Benchmarks (as reported—verify in the report)
The README includes tables for:
- WorldStereo 2.0 — camera metrics and single-view-generated reconstruction on Tanks-and-Temples / MipNeRF360 vs baselines such as SEVA, Gen3C, Lyra, FlashWorld.
- WorldMirror 2.0 — point map accuracy / completeness on 7-Scenes, NRGBD, DTU at low / medium / high inference resolutions, with and without prior injection; comparisons include Pow3R and MapAnything under varying prior conditions.
Rule of thumb: read the technical report for protocol detail—leaderboard numbers without split / preprocessing context mislead buyers and paper reviewers alike.
Why teams care (strategic, not hype)
Game / sim / robotics: Persistent 3D fits Unreal / Unity / Isaac pipelines better than frame dumps. One-time reconstruction cost plus cheap real-time rendering matches interactive RL and digital-twin workflows—if export and license terms align.

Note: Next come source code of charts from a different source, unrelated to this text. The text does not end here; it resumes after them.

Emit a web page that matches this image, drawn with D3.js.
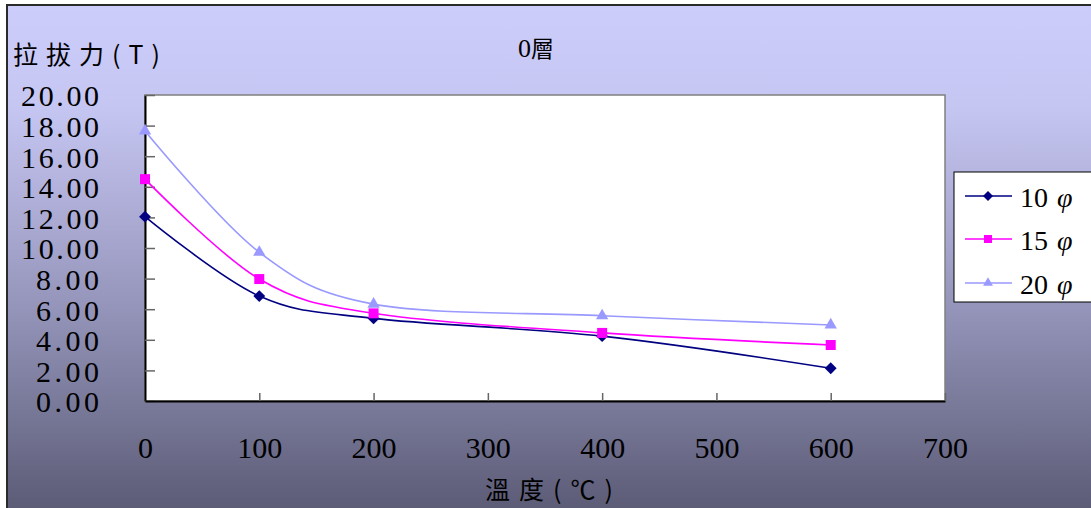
<!DOCTYPE html>
<html>
<head>
<meta charset="utf-8">
<script src="https://cdn.jsdelivr.net/npm/d3@7"></script>
<style>
  html, body { margin: 0; padding: 0; background: #fff; }
  svg { display: block; }
</style>
</head>
<body>
<svg id="chart" width="1091" height="508"></svg>
<script>
// Pull-out force vs temperature for three bar diameters (0 layer)
const temperatures = [0, 100, 200, 400, 600];
const seriesNames = ["10", "15", "20"];
const force10 = [12.05, 6.86, 5.40, 4.24, 2.14];
const force15 = [14.50, 7.97, 5.73, 4.45, 3.66];
const force20 = [17.65, 9.72, 6.33, 5.57, 4.97];
const xTicks = [0, 100, 200, 300, 400, 500, 600, 700];
const yTicks = [0, 2, 4, 6, 8, 10, 12, 14, 16, 18, 20];
const chartTitle = "0層";
const yTitle = "拉拔力(T)";
const xTitle = "溫度(℃)";

const seriesStyle = [
  { values: force10, color: "#000080", shape: "diamond" },
  { values: force15, color: "#ff00ff", shape: "square" },
  { values: force20, color: "#9999ff", shape: "triangle" }
];

const svg = d3.select("#chart");
const serif = "'Liberation Serif', 'Times New Roman', serif";
const cjk = "'Noto Sans CJK TC', 'Noto Sans CJK SC', sans-serif";

// Chart background with vertical gradient
const defs = svg.append("defs");
const grad = defs.append("linearGradient")
  .attr("id", "bg").attr("gradientUnits", "userSpaceOnUse")
  .attr("x1", 0).attr("y1", 5).attr("x2", 0).attr("y2", 508);
grad.append("stop").attr("offset", "0%").attr("stop-color", "#cdcdfb");
grad.append("stop").attr("offset", "20%").attr("stop-color", "#c6c6f3");
grad.append("stop").attr("offset", "60%").attr("stop-color", "#9595bb");
grad.append("stop").attr("offset", "100%").attr("stop-color", "#5c5c77");

svg.append("rect")
  .attr("x", 7).attr("y", 5).attr("width", 1200).attr("height", 600)
  .attr("fill", "url(#bg)")
  .attr("stroke", "#2a2a2a").attr("stroke-width", 2);

// Plot area
const plot = { left: 145, right: 945, top: 95, bottom: 401 };
const x = d3.scaleLinear().domain([0, 700]).range([plot.left, plot.right]);
const y = d3.scaleLinear().domain([0, 20]).range([plot.bottom, plot.top]);

svg.append("rect")
  .attr("x", plot.left).attr("y", plot.top)
  .attr("width", plot.right - plot.left).attr("height", plot.bottom - plot.top)
  .attr("fill", "#fff").attr("stroke", "#808080").attr("stroke-width", 1.5);

// Y axis
const yAxis = svg.append("g")
  .attr("transform", `translate(${plot.left},0)`)
  .call(d3.axisLeft(y).tickValues(yTicks).tickFormat(d3.format(".2f"))
    .tickSizeInner(-10).tickSizeOuter(0).tickPadding(46));
yAxis.select(".domain").attr("stroke", "#000").attr("stroke-width", 2);
yAxis.selectAll(".tick line").attr("stroke", "#666").attr("stroke-width", 1.5);
yAxis.selectAll(".tick text")
  .attr("font-family", serif).attr("font-size", 30).attr("fill", "#000")
  .attr("dy", "0.36em")
  .attr("textLength", d => (d3.format(".2f")(d).length - 1) * 15 + 18)
  .attr("lengthAdjust", "spacing");

// X axis
const xAxis = svg.append("g")
  .attr("transform", `translate(0,${plot.bottom})`)
  .call(d3.axisBottom(x).tickValues(xTicks).tickFormat(d3.format("d"))
    .tickSizeInner(-8).tickSizeOuter(0).tickPadding(36));
xAxis.select(".domain").attr("stroke", "#000").attr("stroke-width", 2);
xAxis.selectAll(".tick line").attr("stroke", "#666").attr("stroke-width", 1.5)
  .filter(d => d === 0).remove();
xAxis.selectAll(".tick text")
  .attr("font-family", serif).attr("font-size", 30).attr("fill", "#000");

// Series lines
const line = d3.line()
  .x((d, i) => x(temperatures[i]))
  .y(d => y(d))
  .curve(d3.curveCatmullRom.alpha(0));

function symbolPath(shape) {
  if (shape === "diamond") return d3.symbol(d3.symbolSquare, 70)();
  if (shape === "square") return d3.symbol(d3.symbolSquare, 100)();
  return d3.symbol(d3.symbolTriangle, 66)();
}

seriesStyle.forEach(s => {
  svg.append("path")
    .datum(s.values)
    .attr("d", line)
    .attr("fill", "none")
    .attr("stroke", s.color)
    .attr("stroke-width", 1.6);
});

seriesStyle.forEach(s => {
  svg.append("g").selectAll("path")
    .data(s.values)
    .join("path")
    .attr("d", symbolPath(s.shape))
    .attr("transform", (d, i) =>
      `translate(${x(temperatures[i])},${y(d)})` + (s.shape === "diamond" ? " rotate(45)" : ""))
    .attr("fill", s.color);
});

// Titles
const title = svg.append("text")
  .attr("x", 518).attr("y", 57)
  .attr("font-family", serif).attr("font-size", 26).attr("fill", "#000")
  .text(chartTitle.slice(0, 1));
title.append("tspan").attr("font-family", cjk).attr("font-size", 23)
  .text(chartTitle.slice(1));

svg.append("text")
  .attr("x", 13).attr("y", 64)
  .attr("font-family", cjk).attr("font-size", 25).attr("fill", "#000")
  .attr("textLength", 147).attr("lengthAdjust", "spacing")
  .text(yTitle);

svg.append("text")
  .attr("x", 485).attr("y", 499)
  .attr("font-family", cjk).attr("font-size", 25).attr("fill", "#000")
  .attr("textLength", 128).attr("lengthAdjust", "spacing")
  .text(xTitle);

// Legend
const legend = svg.append("g");
legend.append("rect")
  .attr("x", 954).attr("y", 172).attr("width", 200).attr("height", 130)
  .attr("fill", "#fff").attr("stroke", "#000").attr("stroke-width", 1);

const rowY = [196, 239, 283];
seriesStyle.forEach((s, i) => {
  const g = legend.append("g").attr("transform", `translate(0,${rowY[i]})`);
  g.append("line").attr("x1", 965).attr("x2", 1012).attr("y1", 0).attr("y2", 0)
    .attr("stroke", s.color).attr("stroke-width", 1.6);
  g.append("path")
    .attr("d", symbolPath(s.shape) )
    .attr("transform", "translate(988,0)" + (s.shape === "diamond" ? " rotate(45) scale(0.85)" : " scale(0.8)"))
    .attr("fill", s.color);
  const t = g.append("text")
    .attr("x", 1020).attr("y", 11)
    .attr("font-family", serif).attr("font-size", 28).attr("fill", "#000")
    .text(seriesNames[i]);
  t.append("tspan").attr("dx", 9).attr("font-style", "italic").text("φ");
});
</script>
</body>
</html>
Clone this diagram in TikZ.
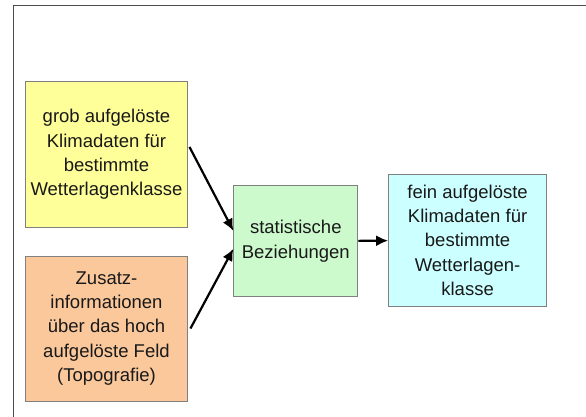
\documentclass[tikz,border=0pt]{standalone}
\usepackage{fontspec}
\setmainfont{Liberation Sans}
\usetikzlibrary{arrows.meta}

\definecolor{gelb}{RGB}{255,255,153}
\definecolor{orange}{RGB}{250,200,155}
\definecolor{gruen}{RGB}{204,250,204}
\definecolor{tuerkis}{RGB}{204,255,255}
\definecolor{rahmen}{RGB}{128,128,128}

\tikzset{
  kasten/.style={draw=rahmen, line width=0.9pt, align=center, inner sep=0pt,
    font=\fontsize{18.5}{24.3}\selectfont, text=black!90},
  pfeil/.style={line width=2.2pt, -{Latex[length=12pt,width=11pt]}}
}

\begin{document}
\begin{tikzpicture}
                        [x=1pt,y=-1pt]
                        \useasboundingbox (0,0) rectangle (586,417);
                        \draw[line width=1.3pt, black!70] (13.5,417) -- (13.5,5.5) -- (586,5.5);
                        \node[kasten, fill=gelb, minimum width=162pt, minimum height=146pt] (grob) at (106.5,154.4) {grob aufgelöste\\Klimadaten für\\bestimmte\\Wetterlagenklasse};
                        \node[kasten, fill=orange, minimum width=162pt, minimum height=145pt] (zusatz) at (106.5,328.5) {Zusatz-\\informationen\\über das hoch\\aufgelöste Feld\\(Topografie)};
                        \node[kasten, fill=gruen, minimum width=124pt, minimum height=111pt] (stat) at (295.8,241.3) {statistische\\Beziehungen};
                        \node[kasten, fill=tuerkis, minimum width=158pt, minimum height=132pt] (fein) at (467.6,240.1) {fein aufgelöste\\Klimadaten für\\bestimmte\\Wetterlagen-\\klasse};
                        \coordinate (aus1) at ([xshift=1.5pt,yshift=7.5pt]grob.east);
                        \coordinate (aus2) at ([xshift=2.5pt]zusatz.east);
                        \coordinate (ein1) at ([yshift=10.5pt]stat.west);
                        \coordinate (ein2) at ([yshift=-7.5pt]stat.west);
                        \foreach \from/\to in {aus1/ein1,aus2/ein2}
                        \draw[pfeil] (\from) -- (\to);
                        \draw[pfeil] (stat) -- (fein);
                    \end{tikzpicture}
\end{document}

Caution: World generation end-to-end is not fully open yet; most hackers will live in WorldMirror reconstruction until WorldNav / HY-Pano 2.0 / WorldStereo 2.0 ship.
Related on ExplainX
- WebGPU complete guide (2026) — browser-side 3D/GPU context
- How diffusion image generation works — complementary generative-media primer
- AI tools directory — discover utilities by task
- Agent skills registry — repo-native agent playbooks
Primary sources
- Repository: github.com/Tencent-Hunyuan/HY-World-2.0
- Documentation: DOCUMENTATION.md (English) · DOCUMENTATION_zh.md (中文)
- Model hub: README cites
WorldMirrorPipeline.from_pretrained('tencent/HY-World-2.0')— confirm the exact Hugging Face card from the repo’s Model Zoo table - Product page: 3d-models.hunyuan.tencent.com/world
Citation (from README)
@article{hyworld22026,
title={HY-World 2.0: A Multi-Modal World Model for Reconstructing, Generating, and Simulating 3D Worlds},
author={Team HY-World},
journal={arXiv preprint},
year={2026}
}
HY-World 2.0 is a fast-moving research release. Treat this ExplainX article as May 6, 2026 orientation text—validate LICENSE, weights, and CLI flags on the official repository before production use.